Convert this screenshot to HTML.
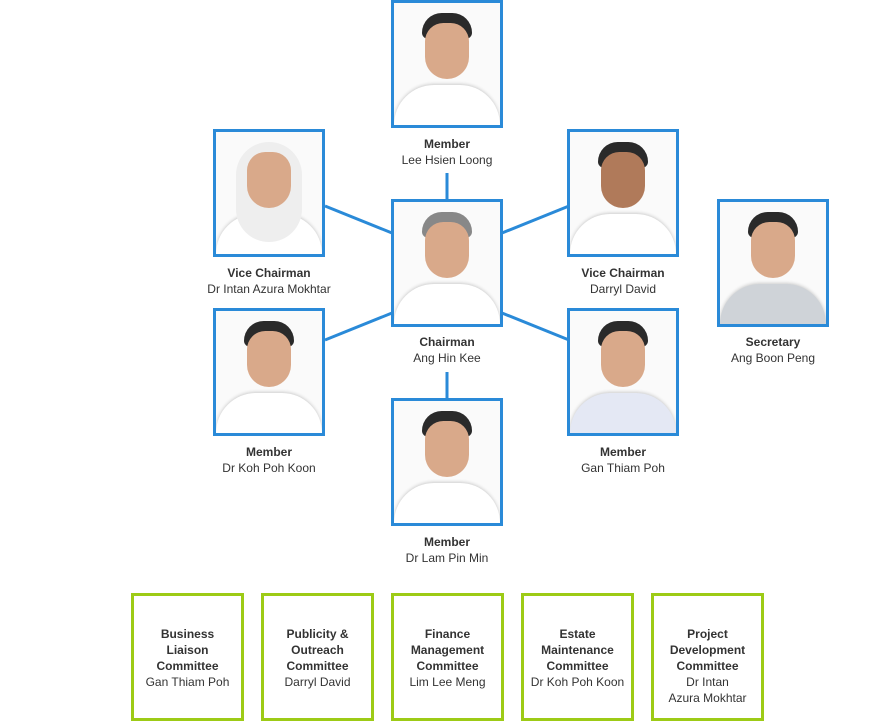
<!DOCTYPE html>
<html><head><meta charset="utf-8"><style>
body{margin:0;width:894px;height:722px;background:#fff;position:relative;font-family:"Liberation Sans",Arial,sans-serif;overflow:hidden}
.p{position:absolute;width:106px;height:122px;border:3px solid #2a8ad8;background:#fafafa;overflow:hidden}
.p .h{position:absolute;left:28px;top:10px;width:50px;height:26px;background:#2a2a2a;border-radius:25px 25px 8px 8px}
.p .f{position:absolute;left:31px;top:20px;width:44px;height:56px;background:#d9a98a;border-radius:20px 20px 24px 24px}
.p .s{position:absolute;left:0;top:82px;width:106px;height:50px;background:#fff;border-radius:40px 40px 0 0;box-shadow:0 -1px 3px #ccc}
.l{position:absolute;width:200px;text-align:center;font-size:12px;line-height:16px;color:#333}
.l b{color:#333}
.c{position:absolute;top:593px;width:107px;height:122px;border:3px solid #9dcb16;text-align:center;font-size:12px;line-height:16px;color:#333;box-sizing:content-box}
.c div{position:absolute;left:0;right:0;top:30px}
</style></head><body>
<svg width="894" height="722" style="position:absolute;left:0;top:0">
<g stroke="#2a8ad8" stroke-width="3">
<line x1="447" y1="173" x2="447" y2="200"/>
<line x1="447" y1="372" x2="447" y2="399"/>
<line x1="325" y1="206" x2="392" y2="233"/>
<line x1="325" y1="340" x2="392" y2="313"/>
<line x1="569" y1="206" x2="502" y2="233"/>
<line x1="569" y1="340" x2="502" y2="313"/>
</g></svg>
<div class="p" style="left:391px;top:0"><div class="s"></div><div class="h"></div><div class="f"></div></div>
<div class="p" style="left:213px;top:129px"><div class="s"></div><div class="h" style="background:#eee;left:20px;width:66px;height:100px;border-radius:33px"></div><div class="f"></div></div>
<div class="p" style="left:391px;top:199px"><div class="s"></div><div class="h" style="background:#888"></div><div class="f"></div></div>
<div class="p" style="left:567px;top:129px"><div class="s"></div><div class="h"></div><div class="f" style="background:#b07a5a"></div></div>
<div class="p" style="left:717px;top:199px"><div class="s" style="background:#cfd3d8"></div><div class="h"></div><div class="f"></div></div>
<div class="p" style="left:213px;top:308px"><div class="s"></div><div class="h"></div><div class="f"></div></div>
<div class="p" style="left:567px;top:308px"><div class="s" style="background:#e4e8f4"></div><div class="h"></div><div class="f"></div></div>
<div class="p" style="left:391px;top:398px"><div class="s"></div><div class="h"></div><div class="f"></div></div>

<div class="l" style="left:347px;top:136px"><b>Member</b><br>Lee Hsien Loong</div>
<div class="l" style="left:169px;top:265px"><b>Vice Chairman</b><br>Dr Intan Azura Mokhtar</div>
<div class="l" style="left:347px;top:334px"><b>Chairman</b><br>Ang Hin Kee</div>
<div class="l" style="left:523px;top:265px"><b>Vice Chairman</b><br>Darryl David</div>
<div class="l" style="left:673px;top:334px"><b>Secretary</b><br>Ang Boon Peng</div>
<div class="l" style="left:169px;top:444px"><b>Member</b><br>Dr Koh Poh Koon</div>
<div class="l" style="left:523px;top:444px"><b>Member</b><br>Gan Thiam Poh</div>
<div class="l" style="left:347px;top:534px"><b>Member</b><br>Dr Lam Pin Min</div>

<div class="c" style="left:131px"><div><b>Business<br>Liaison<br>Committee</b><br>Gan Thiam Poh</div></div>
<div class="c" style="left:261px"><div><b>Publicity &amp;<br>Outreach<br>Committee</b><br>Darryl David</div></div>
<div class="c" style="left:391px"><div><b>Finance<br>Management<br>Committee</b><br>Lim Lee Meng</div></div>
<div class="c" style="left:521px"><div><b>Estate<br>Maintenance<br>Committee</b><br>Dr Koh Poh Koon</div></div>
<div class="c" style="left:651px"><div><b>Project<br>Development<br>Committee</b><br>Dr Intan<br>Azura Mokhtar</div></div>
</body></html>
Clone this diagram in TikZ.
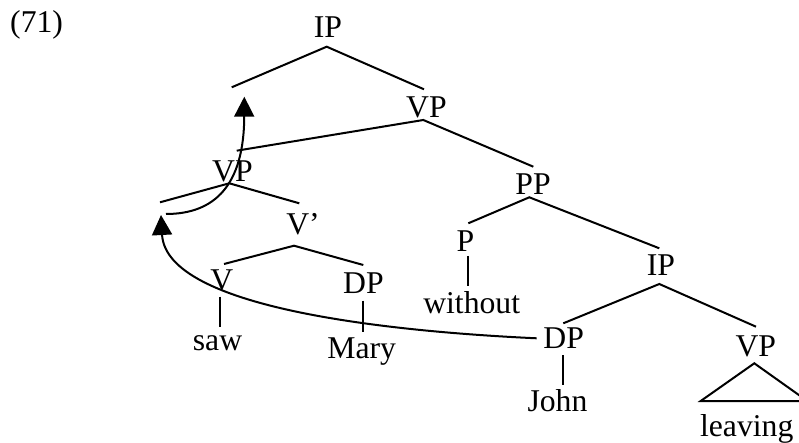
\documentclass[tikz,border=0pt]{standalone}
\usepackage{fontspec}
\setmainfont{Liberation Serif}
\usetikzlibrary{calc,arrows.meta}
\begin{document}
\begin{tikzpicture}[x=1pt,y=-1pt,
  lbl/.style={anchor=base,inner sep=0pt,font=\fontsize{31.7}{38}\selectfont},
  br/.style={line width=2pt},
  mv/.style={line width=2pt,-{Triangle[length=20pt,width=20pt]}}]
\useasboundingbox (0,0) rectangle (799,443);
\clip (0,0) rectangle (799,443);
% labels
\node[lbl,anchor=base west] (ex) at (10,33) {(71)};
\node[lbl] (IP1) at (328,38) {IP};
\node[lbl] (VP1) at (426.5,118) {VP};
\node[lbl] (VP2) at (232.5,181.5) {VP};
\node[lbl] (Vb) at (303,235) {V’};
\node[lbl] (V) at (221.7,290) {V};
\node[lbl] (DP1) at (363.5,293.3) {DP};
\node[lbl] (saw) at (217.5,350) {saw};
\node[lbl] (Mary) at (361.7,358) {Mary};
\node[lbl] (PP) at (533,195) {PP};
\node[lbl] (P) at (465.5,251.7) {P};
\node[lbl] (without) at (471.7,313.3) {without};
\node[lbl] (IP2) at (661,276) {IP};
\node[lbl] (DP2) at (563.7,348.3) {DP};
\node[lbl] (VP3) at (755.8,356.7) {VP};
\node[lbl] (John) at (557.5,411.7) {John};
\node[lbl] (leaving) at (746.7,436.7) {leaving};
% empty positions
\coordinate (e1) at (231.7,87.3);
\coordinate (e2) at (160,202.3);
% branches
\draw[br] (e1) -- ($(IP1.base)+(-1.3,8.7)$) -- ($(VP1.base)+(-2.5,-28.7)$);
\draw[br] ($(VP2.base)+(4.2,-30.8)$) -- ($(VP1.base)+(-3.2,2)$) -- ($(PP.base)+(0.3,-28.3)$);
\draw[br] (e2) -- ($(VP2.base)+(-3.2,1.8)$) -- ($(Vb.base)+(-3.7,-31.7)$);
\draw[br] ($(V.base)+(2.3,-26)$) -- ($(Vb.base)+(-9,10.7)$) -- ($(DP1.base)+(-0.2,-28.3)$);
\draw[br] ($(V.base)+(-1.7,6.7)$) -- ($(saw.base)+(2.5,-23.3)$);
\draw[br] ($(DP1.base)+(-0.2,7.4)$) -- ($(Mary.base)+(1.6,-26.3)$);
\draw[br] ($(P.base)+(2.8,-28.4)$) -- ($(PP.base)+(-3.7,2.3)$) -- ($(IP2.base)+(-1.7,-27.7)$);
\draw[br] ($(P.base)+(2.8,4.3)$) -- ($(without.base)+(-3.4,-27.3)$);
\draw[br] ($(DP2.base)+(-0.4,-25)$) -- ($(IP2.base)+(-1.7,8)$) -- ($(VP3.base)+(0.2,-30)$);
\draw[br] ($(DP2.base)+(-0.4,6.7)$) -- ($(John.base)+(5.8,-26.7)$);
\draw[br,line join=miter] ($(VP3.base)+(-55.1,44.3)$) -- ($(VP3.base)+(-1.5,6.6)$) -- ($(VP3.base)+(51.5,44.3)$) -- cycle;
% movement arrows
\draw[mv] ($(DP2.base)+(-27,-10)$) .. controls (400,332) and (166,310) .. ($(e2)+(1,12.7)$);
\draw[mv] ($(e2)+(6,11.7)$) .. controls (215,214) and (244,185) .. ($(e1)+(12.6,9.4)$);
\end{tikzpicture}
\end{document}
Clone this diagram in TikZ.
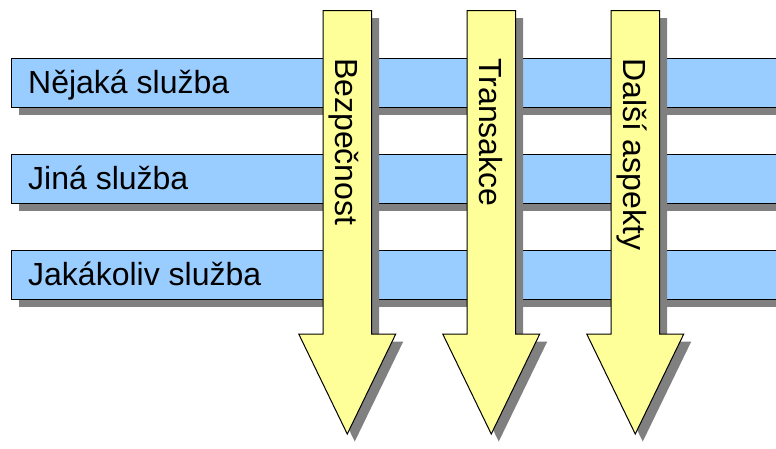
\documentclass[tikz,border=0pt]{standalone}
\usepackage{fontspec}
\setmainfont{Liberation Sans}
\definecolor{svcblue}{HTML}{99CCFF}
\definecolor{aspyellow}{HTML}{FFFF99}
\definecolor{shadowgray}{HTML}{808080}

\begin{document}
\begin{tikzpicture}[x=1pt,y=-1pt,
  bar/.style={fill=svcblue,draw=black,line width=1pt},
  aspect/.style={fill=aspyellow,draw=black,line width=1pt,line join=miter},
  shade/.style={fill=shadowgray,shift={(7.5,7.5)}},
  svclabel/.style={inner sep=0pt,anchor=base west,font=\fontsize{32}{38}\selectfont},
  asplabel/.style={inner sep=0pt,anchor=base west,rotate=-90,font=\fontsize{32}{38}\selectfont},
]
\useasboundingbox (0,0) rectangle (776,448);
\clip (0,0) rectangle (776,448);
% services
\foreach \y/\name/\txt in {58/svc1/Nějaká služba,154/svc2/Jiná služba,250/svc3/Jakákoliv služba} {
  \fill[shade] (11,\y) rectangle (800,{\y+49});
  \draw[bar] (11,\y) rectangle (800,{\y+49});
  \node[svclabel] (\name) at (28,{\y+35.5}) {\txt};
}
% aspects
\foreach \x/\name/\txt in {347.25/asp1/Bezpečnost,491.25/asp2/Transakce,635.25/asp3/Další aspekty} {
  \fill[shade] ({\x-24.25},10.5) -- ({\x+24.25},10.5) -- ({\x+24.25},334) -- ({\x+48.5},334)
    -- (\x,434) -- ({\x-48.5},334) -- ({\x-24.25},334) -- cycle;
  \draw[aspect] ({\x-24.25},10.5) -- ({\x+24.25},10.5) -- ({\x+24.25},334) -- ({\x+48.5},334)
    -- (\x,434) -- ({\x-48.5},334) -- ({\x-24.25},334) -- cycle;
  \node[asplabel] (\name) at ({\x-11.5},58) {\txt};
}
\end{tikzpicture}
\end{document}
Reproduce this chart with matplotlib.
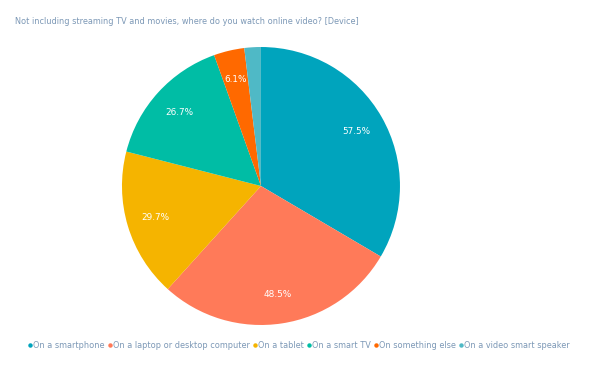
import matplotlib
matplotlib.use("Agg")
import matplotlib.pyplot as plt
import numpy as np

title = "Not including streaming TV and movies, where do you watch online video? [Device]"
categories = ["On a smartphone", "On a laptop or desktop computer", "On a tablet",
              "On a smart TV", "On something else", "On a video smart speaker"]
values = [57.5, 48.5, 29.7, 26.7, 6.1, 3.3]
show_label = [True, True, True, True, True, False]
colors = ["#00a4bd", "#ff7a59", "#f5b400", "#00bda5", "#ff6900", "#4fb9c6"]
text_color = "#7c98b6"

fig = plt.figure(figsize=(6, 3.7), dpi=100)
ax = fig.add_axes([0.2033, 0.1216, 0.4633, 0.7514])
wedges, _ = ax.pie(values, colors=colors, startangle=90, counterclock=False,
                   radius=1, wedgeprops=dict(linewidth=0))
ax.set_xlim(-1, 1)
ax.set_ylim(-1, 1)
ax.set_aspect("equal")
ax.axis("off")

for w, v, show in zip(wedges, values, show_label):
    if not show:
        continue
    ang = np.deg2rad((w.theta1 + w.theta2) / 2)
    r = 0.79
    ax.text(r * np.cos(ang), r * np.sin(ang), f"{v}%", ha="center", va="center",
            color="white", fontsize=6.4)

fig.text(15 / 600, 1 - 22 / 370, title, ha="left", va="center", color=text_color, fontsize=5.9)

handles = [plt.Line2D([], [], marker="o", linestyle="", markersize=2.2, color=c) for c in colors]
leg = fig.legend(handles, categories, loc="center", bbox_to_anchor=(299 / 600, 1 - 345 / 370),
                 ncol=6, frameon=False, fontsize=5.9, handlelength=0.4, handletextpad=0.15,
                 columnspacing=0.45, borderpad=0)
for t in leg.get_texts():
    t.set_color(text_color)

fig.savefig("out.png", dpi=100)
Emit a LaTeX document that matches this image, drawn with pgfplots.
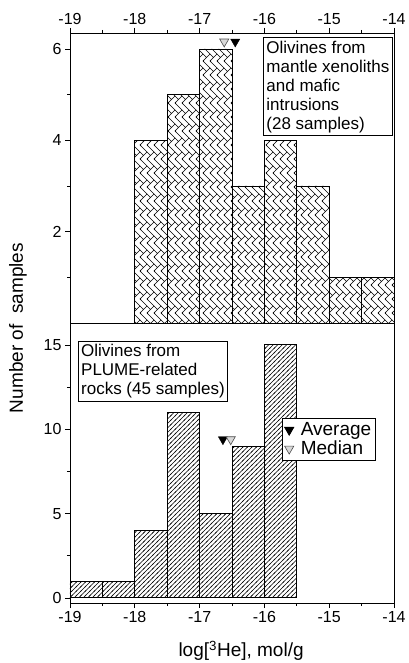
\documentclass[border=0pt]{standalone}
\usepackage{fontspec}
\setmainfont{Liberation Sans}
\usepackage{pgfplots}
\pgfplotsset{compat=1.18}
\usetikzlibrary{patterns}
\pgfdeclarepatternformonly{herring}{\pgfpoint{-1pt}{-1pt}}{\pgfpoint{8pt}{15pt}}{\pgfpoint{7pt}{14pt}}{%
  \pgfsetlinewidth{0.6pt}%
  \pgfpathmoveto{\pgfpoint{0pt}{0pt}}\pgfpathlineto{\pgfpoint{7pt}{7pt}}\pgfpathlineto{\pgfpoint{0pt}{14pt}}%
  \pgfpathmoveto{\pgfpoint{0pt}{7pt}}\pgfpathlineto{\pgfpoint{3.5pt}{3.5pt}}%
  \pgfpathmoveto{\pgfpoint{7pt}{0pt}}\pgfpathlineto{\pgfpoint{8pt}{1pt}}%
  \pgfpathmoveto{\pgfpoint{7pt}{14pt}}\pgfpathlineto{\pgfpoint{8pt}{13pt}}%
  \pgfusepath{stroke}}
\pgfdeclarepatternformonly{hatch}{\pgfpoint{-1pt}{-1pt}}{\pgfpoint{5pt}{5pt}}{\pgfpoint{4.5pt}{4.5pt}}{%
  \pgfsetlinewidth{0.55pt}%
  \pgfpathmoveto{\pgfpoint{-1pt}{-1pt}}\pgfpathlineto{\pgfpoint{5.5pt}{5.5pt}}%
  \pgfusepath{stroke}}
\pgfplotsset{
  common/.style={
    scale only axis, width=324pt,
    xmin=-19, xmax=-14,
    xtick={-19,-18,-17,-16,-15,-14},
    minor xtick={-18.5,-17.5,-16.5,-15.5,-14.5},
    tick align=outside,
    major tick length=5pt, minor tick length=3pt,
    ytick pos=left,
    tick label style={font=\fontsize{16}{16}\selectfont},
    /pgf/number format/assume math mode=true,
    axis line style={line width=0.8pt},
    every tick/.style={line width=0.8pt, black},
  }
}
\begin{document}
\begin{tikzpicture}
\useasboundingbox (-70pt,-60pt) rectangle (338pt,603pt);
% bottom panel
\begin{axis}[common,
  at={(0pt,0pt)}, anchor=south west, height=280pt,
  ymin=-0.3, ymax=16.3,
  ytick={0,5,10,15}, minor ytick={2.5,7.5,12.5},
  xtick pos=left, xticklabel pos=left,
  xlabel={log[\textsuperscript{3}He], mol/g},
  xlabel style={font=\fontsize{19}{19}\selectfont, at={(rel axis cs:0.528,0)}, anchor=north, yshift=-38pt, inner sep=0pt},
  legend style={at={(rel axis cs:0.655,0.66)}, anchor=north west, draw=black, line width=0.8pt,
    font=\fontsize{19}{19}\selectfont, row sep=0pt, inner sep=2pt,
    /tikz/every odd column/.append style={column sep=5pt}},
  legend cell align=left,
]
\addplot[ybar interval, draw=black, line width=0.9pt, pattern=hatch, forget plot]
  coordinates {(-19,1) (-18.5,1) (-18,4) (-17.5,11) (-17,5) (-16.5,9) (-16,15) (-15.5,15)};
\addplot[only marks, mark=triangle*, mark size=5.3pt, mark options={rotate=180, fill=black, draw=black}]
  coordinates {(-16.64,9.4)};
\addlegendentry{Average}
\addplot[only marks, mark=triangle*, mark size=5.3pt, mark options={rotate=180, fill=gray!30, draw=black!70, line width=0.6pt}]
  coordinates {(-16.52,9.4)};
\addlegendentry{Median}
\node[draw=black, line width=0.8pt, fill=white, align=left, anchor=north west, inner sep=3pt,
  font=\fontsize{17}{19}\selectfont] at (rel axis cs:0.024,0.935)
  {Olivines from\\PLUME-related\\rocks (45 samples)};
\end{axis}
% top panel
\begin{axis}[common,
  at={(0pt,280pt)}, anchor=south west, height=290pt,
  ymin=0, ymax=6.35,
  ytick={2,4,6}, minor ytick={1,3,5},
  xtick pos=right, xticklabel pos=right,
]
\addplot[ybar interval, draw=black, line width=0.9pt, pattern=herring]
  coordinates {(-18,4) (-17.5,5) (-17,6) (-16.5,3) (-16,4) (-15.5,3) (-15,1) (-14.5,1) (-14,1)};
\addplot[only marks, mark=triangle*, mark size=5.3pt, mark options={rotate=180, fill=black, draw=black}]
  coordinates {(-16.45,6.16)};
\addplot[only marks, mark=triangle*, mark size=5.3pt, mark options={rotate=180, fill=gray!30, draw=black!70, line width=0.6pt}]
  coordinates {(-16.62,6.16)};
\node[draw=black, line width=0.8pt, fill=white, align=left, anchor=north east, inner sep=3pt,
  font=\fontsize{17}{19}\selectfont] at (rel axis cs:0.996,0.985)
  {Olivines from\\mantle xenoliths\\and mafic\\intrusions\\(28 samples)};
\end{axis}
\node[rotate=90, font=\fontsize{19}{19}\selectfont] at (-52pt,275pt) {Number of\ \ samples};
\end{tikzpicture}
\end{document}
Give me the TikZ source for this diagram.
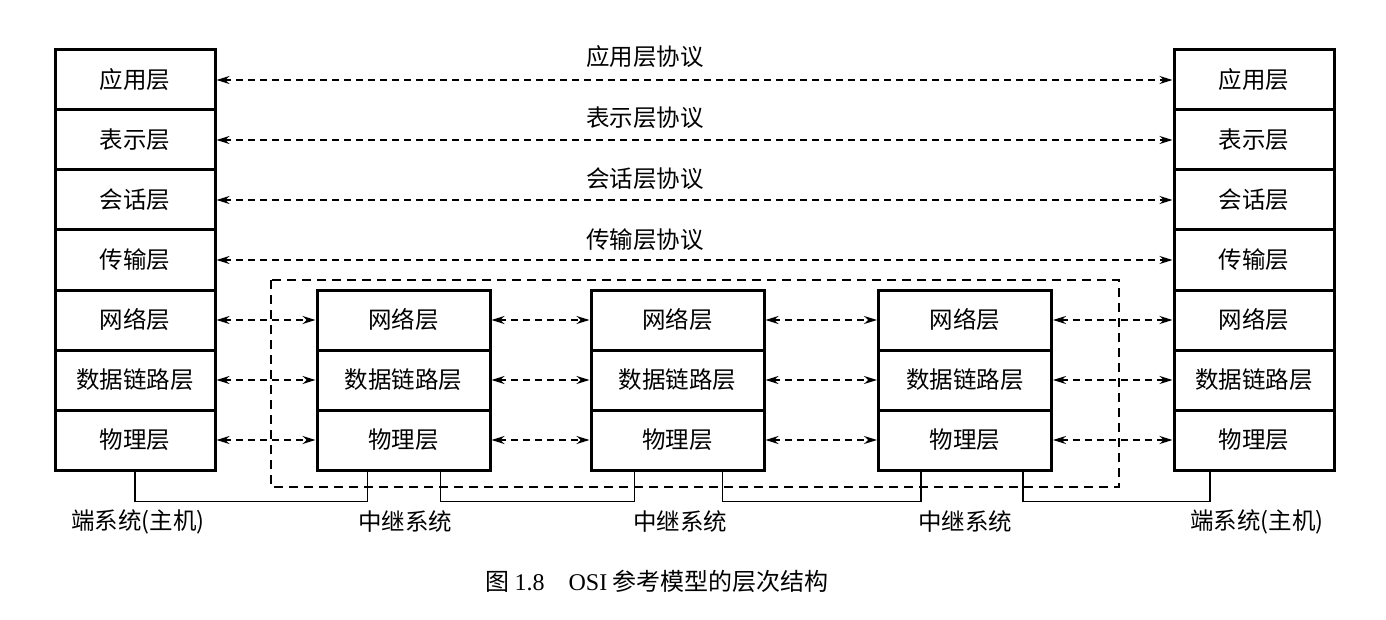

■ ■ ■ ■ ■ ■ ■

Check each line of the records for the word "this", and show the lines that contain it.

Convert this screenshot to HTML.
Clone this diagram in TikZ.
Clone this diagram in TikZ.
Reproduce this chart with matplotlib.
Emit a LaTeX document that matches this image, drawn with pgfplots.
Give me the TikZ source for this diagram.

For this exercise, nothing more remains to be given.